Because then someone might fork it into a new product with their own sync service.
This is definitely it. I set it up myself with git private repos because my more-work to more-cost balance weighs heavily towards more-work. It would be trivial to fork it, set up some sync backend, and charge $4 a month to undercut them.
And honestly, they've been very good stewards of the project thus far, I'm happy with the status quo.
Obsidian has an entire plugin category for syncing, and recommended alternatives to the official Sync service.
https://community.obsidian.md/search?type=plugin&categories=...
https://obsidian.md/help/sync-notes
True, and it's great that they don't block those (they absolutely could).
But those are plugins and aren't as easy to use as the integrated sync. Obsidian wants to have their sync to be the easiest to use, and the easiest to discover.
If they went FOSS anyone could just create a rebranded fork that includes their sync instead of Obsidian's sync. Even GPL wouldn't stop that, if the competitor would just keeps their product open source too.
2 replies →
As an Obsidian LiveSync user, there is no way I would recommend using it or other third-party alternatives to my non-technical friends. The initial setup and fly.io setup was worth me saving ~50 Euro/year, but I doubt that holds for my less technically inclined peers.
And I remember that did happen at one point: https://github.com/acheong08/obi-sync
The mechanism that allowed that was patched as a vulnerability
I doubt that. There are competing sync extensions in their extension store. If you do not want to use extensions, you can sync the vault folder with any syncing app for free.
The whole data structure is designed to make this easy.
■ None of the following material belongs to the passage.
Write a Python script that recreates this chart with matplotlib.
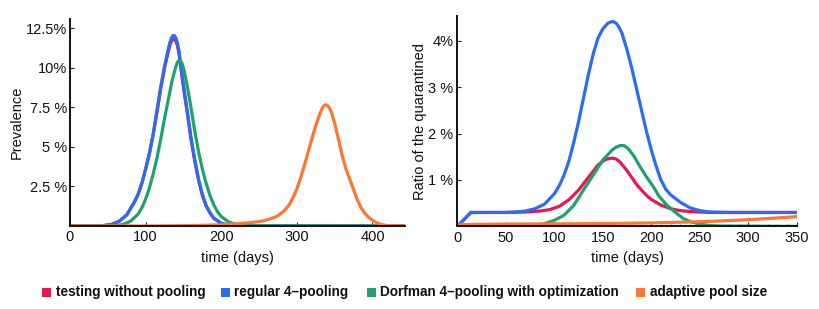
import matplotlib
matplotlib.use("Agg")
import matplotlib.pyplot as plt
from matplotlib.patches import Rectangle

# colours
RED = "#E8184C"
BLUE = "#2A6CF2"
GREEN = "#1FA36E"
ORANGE = "#FF7631"

series_names = ["testing without pooling", "regular 4\u2013pooling",
                "Dorfman 4\u2013pooling with optimization", "adaptive pool size"]

# ---- left panel: prevalence (%) ----
prev_red_x = [0, 30, 45, 55, 65, 75, 85, 90, 95, 100, 105, 110, 115, 120, 125, 130, 132, 134, 136, 138, 140,
              142, 144, 147, 151, 155, 160, 165, 170, 175, 180, 185, 190, 200, 210, 220, 443]
prev_red_y = [0, 0, 0.03, 0.1, 0.3, 0.7, 1.5, 2.0, 2.7, 3.6, 4.6, 5.8, 7.2, 8.7, 10.0, 11.05, 11.42, 11.68, 11.83, 11.84, 11.7,
              11.42, 10.95, 9.85, 8.45, 7.2, 5.5, 4.1, 2.9, 1.95, 1.28, 0.83, 0.49, 0.17, 0.05, 0.01, 0]
prev_blue_x = [0, 30, 45, 55, 65, 75, 85, 90, 95, 100, 105, 110, 115, 120, 125, 130, 132, 134, 136, 138, 140,
               142, 144, 147, 151, 155, 160, 165, 170, 175, 180, 185, 190, 200, 210, 220, 443]
prev_blue_y = [0, 0, 0.03, 0.1, 0.3, 0.7, 1.5, 2.0, 2.7, 3.6, 4.6, 5.8, 7.3, 8.8, 10.1, 11.2, 11.6, 11.88, 12.04, 12.05, 11.9,
               11.6, 11.1, 10.0, 8.6, 7.3, 5.6, 4.2, 2.95, 2.0, 1.3, 0.85, 0.5, 0.17, 0.05, 0.01, 0]
prev_green_x = [0, 50, 60, 70, 80, 90, 95, 100, 105, 110, 115, 120, 125, 130, 135, 140, 142, 144, 146, 148, 150,
                152, 156, 160, 165, 170, 175, 180, 185, 190, 195, 200, 210, 220, 230, 240, 443]
prev_green_y = [0, 0, 0.03, 0.1, 0.3, 0.75, 1.15, 1.7, 2.4, 3.3, 4.3, 5.5, 6.8, 8.0, 9.2, 10.1, 10.35, 10.47, 10.45, 10.3, 10.0,
                9.6, 8.6, 7.5, 6.0, 4.7, 3.6, 2.7, 1.95, 1.35, 0.9, 0.6, 0.25, 0.1, 0.03, 0.01, 0]
prev_orange_x = [0, 100, 150, 180, 200, 220, 240, 255, 265, 275, 283, 290, 295, 300, 305, 310, 315, 320,
                 325, 330, 334, 336, 338, 340, 342, 344, 346, 350, 355, 360, 365, 370, 375, 380, 385, 390,
                 395, 400, 405, 410, 415, 420, 443]
prev_orange_y = [0, 0, 0.02, 0.05, 0.08, 0.14, 0.22, 0.32, 0.45, 0.65, 0.95, 1.35, 1.8, 2.35, 3.05, 3.85, 4.7, 5.55,
                 6.35, 7.05, 7.5, 7.62, 7.67, 7.64, 7.55, 7.38, 7.15, 6.5, 5.5, 4.45, 3.6, 2.95, 2.3, 1.65, 1.15, 0.8,
                 0.55, 0.37, 0.22, 0.12, 0.06, 0.02, 0]

# ---- right panel: ratio of the quarantined (%) ----
quar_red_x = [0, 14, 50, 70, 85, 95, 105, 115, 125, 135, 145, 152, 156, 160, 164, 168, 175, 180, 185, 190,
              195, 200, 210, 220, 230, 240, 260, 350]
quar_red_y = [0, 0.3, 0.3, 0.31, 0.33, 0.36, 0.43, 0.57, 0.78, 1.05, 1.32, 1.43, 1.46, 1.47, 1.45, 1.38, 1.2, 1.05, 0.9, 0.78,
              0.67, 0.58, 0.46, 0.38, 0.34, 0.32, 0.3, 0.3]
quar_blue_x = [0, 14, 30, 50, 60, 70, 80, 90, 100, 105, 110, 115, 120, 125, 130, 135, 140, 145, 150, 155,
               158, 161, 164, 167, 170, 175, 180, 185, 190, 195, 200, 205, 210, 215, 220, 225, 230, 240, 250,
               260, 280, 350]
quar_blue_y = [0, 0.3, 0.3, 0.3, 0.31, 0.33, 0.38, 0.48, 0.7, 0.87, 1.1, 1.4, 1.8, 2.25, 2.75, 3.25, 3.7, 4.05, 4.25, 4.37,
               4.4, 4.41, 4.37, 4.28, 4.15, 3.8, 3.4, 2.95, 2.5, 2.05, 1.65, 1.3, 1.0, 0.8, 0.68, 0.6, 0.52, 0.4, 0.34,
               0.31, 0.3, 0.3]
quar_green_x = [0, 5, 80, 90, 100, 110, 120, 130, 140, 150, 160, 164, 168, 172, 176, 182, 188, 195, 202, 208,
                216, 225, 233, 242, 250, 260, 270, 350]
quar_green_y = [0, 0.02, 0.02, 0.06, 0.13, 0.24, 0.45, 0.78, 1.1, 1.43, 1.65, 1.71, 1.74, 1.74, 1.68, 1.52, 1.3, 1.07, 0.86, 0.65,
                0.46, 0.3, 0.17, 0.09, 0.05, 0.02, 0.01, 0]
quar_orange_x = [0, 3, 50, 100, 150, 200, 250, 280, 300, 325, 350]
quar_orange_y = [0, 0.04, 0.05, 0.055, 0.06, 0.075, 0.1, 0.125, 0.145, 0.175, 0.21]

left_xticks = [0, 100, 200, 300, 400]
left_yticks = [2.5, 5, 7.5, 10, 12.5]
left_yticklabels = ["2.5 %", "5 %", "7.5 %", "10%", "12.5%"]
right_xticks = [0, 50, 100, 150, 200, 250, 300, 350]
right_yticks = [1, 2, 3, 4]
right_yticklabels = ["1 %", "2 %", "3 %", "4%"]

plt.rcParams["font.family"] = ["Liberation Sans", "DejaVu Sans"]

W, H = 819, 309
fig = plt.figure(figsize=(W / 100, H / 100), dpi=100)

axL = fig.add_axes([70 / W, 1 - 226 / H, 335 / W, 207 / H])
axR = fig.add_axes([457.3 / W, 1 - 226.4 / H, 339.4 / W, 210.4 / H])

lw = 2.3
axL.plot(prev_red_x, prev_red_y, color=RED, lw=lw)
axL.plot(prev_blue_x, prev_blue_y, color=BLUE, lw=lw)
axL.plot(prev_green_x, prev_green_y, color=GREEN, lw=lw)
axL.plot(prev_orange_x, prev_orange_y, color=ORANGE, lw=lw)

axR.plot(quar_red_x, quar_red_y, color=RED, lw=lw)
axR.plot(quar_blue_x, quar_blue_y, color=BLUE, lw=lw)
axR.plot(quar_green_x, quar_green_y, color=GREEN, lw=lw)
axR.plot(quar_orange_x, quar_orange_y, color=ORANGE, lw=lw)

axL.set_xlim(0, 443)
axL.set_ylim(0, 13.1)
axR.set_xlim(0, 350)
axR.set_ylim(0, 4.53)

axL.set_xticks(left_xticks)
axL.set_xticks(range(0, 441, 20), minor=True)
axL.set_yticks(left_yticks)
axL.set_yticklabels(left_yticklabels)
axR.set_xticks(right_xticks)
axR.set_xticks(range(0, 351, 10), minor=True)
axR.set_yticks(right_yticks)
axR.set_yticklabels(right_yticklabels)

for ax in (axL, axR):
    for s in ("top", "right"):
        ax.spines[s].set_visible(False)
    for s in ("left", "bottom"):
        ax.spines[s].set_linewidth(1.4)
        ax.spines[s].set_color("#111111")
    ax.tick_params(which="major", direction="in", length=3, width=0.8, labelsize=10.5, pad=3,
                   colors="#222222", labelcolor="#111111")
    ax.tick_params(which="minor", direction="in", length=1.8, width=0.6, colors="#444444")
    ax.set_xlabel("time (days)", fontsize=10.5, color="#111111")

axL.xaxis.set_label_coords(0.5, -0.12)
axR.xaxis.set_label_coords(0.5, -0.117)
axL.tick_params(axis="y", pad=2)
axL.set_ylabel("Prevalence", fontsize=10.5, color="#111111")
axL.yaxis.set_label_coords(-0.137, 0.5)
axR.set_ylabel("Ratio of the quarantined", fontsize=10.5, color="#111111")
axR.yaxis.set_label_coords(-0.089, 0.5)

# legend row along the bottom
sq_x = [42, 221, 367, 636]
txt_x = [56, 234, 380, 650]
colors = [RED, BLUE, GREEN, ORANGE]
for name, c, sx, tx in zip(series_names, colors, sq_x, txt_x):
    fig.patches.append(Rectangle((sx / W, 1 - 297 / H), 9 / W, 9 / H, transform=fig.transFigure,
                                 facecolor=c, edgecolor="none"))
    fig.text(tx / W, 1 - 292 / H, name, fontsize=9.8, fontweight="bold", va="center", ha="left",
             color="#111111")

fig.savefig("out.png", dpi=100)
I chose Syncthing for this purpose, and it is free and works flawlessly. You can even trivially disable their native sync, as it comes as an internal extension.
Mozilla could have avoided so much drama with Pocket, VPN, AI features, etc., if they just were as transparent and liberal with critical first-party services as Obsidian is.
Two-faced signalling:
- "We have nothing to hide";
- "We are willing to take you to court for taking advantage of our trust".